The living can't stay mad at the dead. We have living to do, even with a hole in our heart.
Saturn Bowling - Mazuy
Shocking in its depiction of violence against women, Patricia Mazuy's serial killer noir is extremely disturbing and uncompromising as it examines the origin of violence in our patriarchal society.
Half-brothers Guilaume and Armand reunites after their father dies. Guillaume is a cop and just inherited a bowling alley from his dad. The bowling alley is a hub of his dad's big game hunter friends, who want to keep things as they are. Guillaume doesn't want to deal with the business, so he offers it to Armand, so he run the place. Armand reluctantly accepts.
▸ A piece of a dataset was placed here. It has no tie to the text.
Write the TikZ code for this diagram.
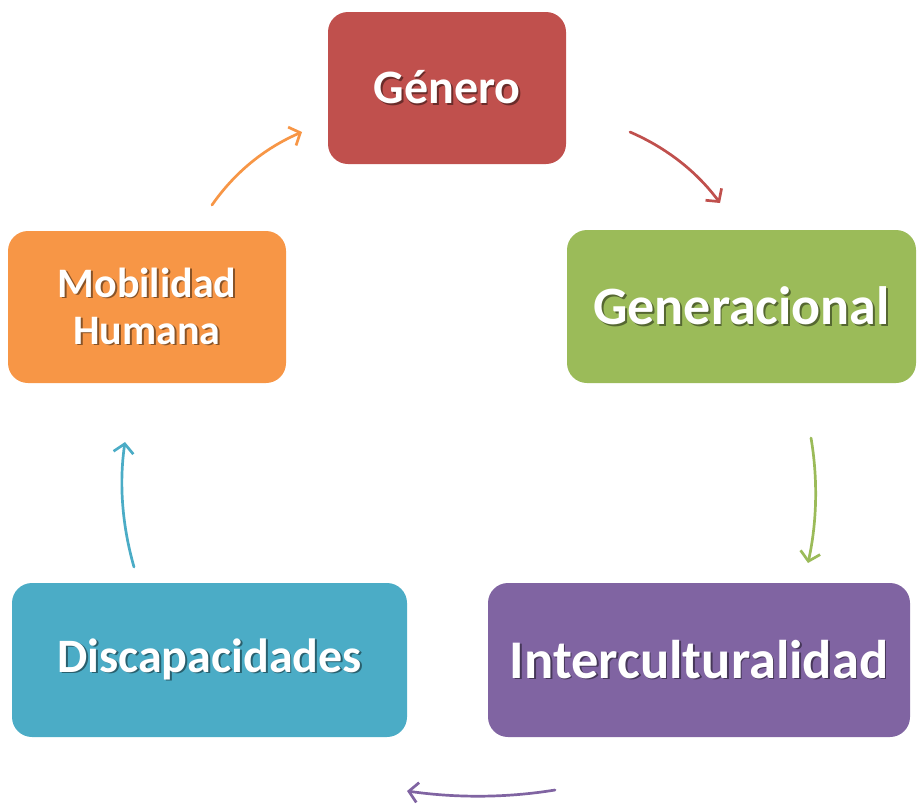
\documentclass[tikz,border=0pt]{standalone}
\usepackage{fontspec}
\setmainfont{Carlito}
\usetikzlibrary{arrows.meta}
\definecolor{cred}{HTML}{C0504D}
\definecolor{cgreen}{HTML}{9BBB59}
\definecolor{cpurple}{HTML}{8064A2}
\definecolor{cteal}{HTML}{4BACC6}
\definecolor{corange}{HTML}{F79646}
\newcommand\shtxt[2]{\makebox[0pt][l]{\hspace{1.8pt}\raisebox{-1.8pt}{\textcolor{#1!55!black}{#2}}}#2}
\tikzset{
  box/.style={rounded corners=20pt, draw=none, inner sep=0pt, text=white, align=center},
  arr/.style={line width=2.7pt, line cap=round, line join=round, -{Straight Barb[length=9pt,width=20pt]}}
}
\begin{document}
\begin{tikzpicture}[x=1pt,y=-1pt]
\useasboundingbox (0,0) rectangle (917,803);
\node[box, fill=cred, minimum width=238pt, minimum height=152pt,
  font=\fontsize{48}{56}\selectfont\bfseries] (gen) at (447,88) {\shtxt{cred}{Género}};
\node[box, fill=cgreen, minimum width=349pt, minimum height=153pt,
  font=\fontsize{54}{60}\selectfont\bfseries] (gnr) at (741.5,306.5) {\shtxt{cgreen}{Generacional}};
\node[box, fill=cpurple, minimum width=422pt, minimum height=154pt,
  font=\fontsize{54.5}{60}\selectfont\bfseries] (int) at (699,660) {\shtxt{cpurple}{Interculturalidad}};
\node[box, fill=cteal, minimum width=395pt, minimum height=154pt,
  font=\fontsize{48}{56}\selectfont\bfseries] (dis) at (209.5,660) {\shtxt{cteal}{Discapacidades}};
\node[box, fill=corange, minimum width=278pt, minimum height=152pt,
  font=\fontsize{42}{47}\selectfont\bfseries] (mob) at (147,307) {\shtxt{corange}{Mobilidad}\\\shtxt{corange}{Humana}};
\coordinate (r1) at (630,132); \coordinate (r2) at (720,203);
\coordinate (g1) at (811,438); \coordinate (g2) at (808,563);
\coordinate (p1) at (555,790); \coordinate (p2) at (407,791);
\coordinate (t1) at (134,567); \coordinate (t2) at (125,442);
\coordinate (o1) at (212,205); \coordinate (o2) at (302,132);
\draw[arr, cred] (r1) .. controls (667,148) and (697,172) .. (r2);
\draw[arr, cgreen] (g1) .. controls (818,479) and (817,522) .. (g2);
\draw[arr, cpurple] (p1) .. controls (506,798) and (456,798) .. (p2);
\draw[arr, cteal] (t1) .. controls (122,525) and (119,483) .. (t2);
\draw[arr, corange] (o1) .. controls (235,172) and (265,148) .. (o2);
\end{tikzpicture}
\end{document}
But it turns out Armand is a violent serial killer who preys on young women who frequent the bowling alley. He uses his dad's pad to have sex and kill them there. Bodies mount and unsuspecting Guillaume gets frustrated with the investigation. To complicate things, his love interest is an animal rights activist who doesn't see things eye-to-eye with the big-game hunting crowds.
With its deliberate pacing, simmering nighttime photography and daring perspective shifts, the film has a peculiar way to get under your skin while condemning male tendencies and desire to kill. Making a point in a most brutal and succinct manner, Saturn Bowling is one of the most daring and unflinching film I've seen in a long while.